Kαλὸς καὶ ἀγαθός, dicevano i Greci, che questo spirito l’hanno consegnato all’eternità insieme al messaggio olimpico, come mezzo per trovare se stessi e partecipare alla vita con consapevolezza; questo ideale, traducendo il significato di una cultura e non di una lingua, non significa semplicemente il saper essere “belli e buoni”, nella forma, come spesso l’abbiamo travisato, ma far coincidere “il valore esteriore e quello interiore”, ovvero sapersi comportare in ogni momento in modo che ciò che vive dentro di noi coincida con ciò che di noi appare esteriormente e viceversa, in un tutt’uno che segna, in definitiva, il valore umano della persona.  L’Olimpiade, non è quindi, un evento lontano che non ci riguarda.
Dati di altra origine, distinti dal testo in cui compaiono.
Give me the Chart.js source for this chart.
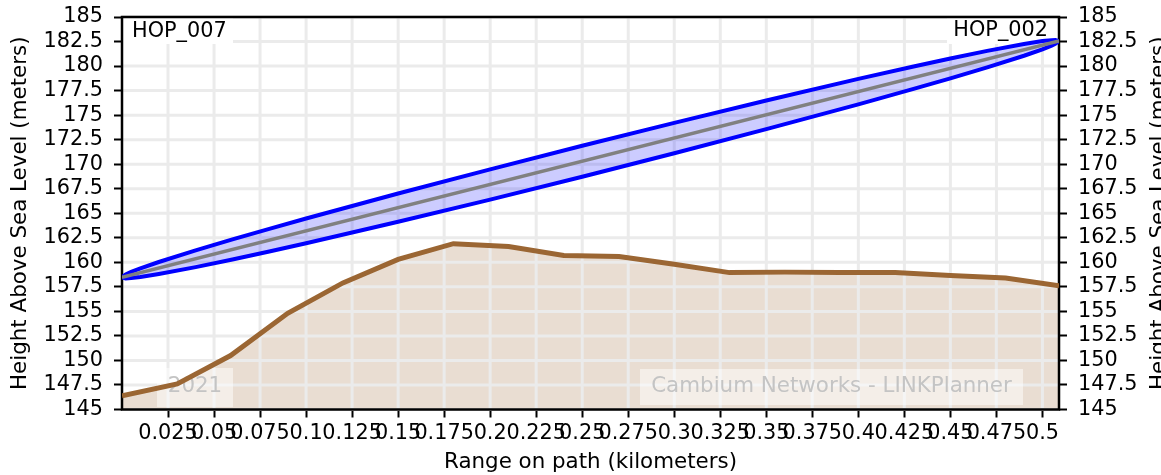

Deve essere un’esperienza di tutti noi, almeno di chi pratica uno sport, se davvero vuole definirsi sportivo; ci appartiene, perché quotidianamente affrontiamo le cose con spirito olimpico, ci appartiene perché viviamo da sportivi. L’altezza dell’obiettivo non sta nel risultato ed il non aspirare ad alti livelli di prestazione sportiva non è una scusante per praticare un qualunque sport senza essere sportivi.

In questo risiede, giovani o meno giovani, la motivazione per fare e continuare a fare sport: imparare ad essere veramente sportivi.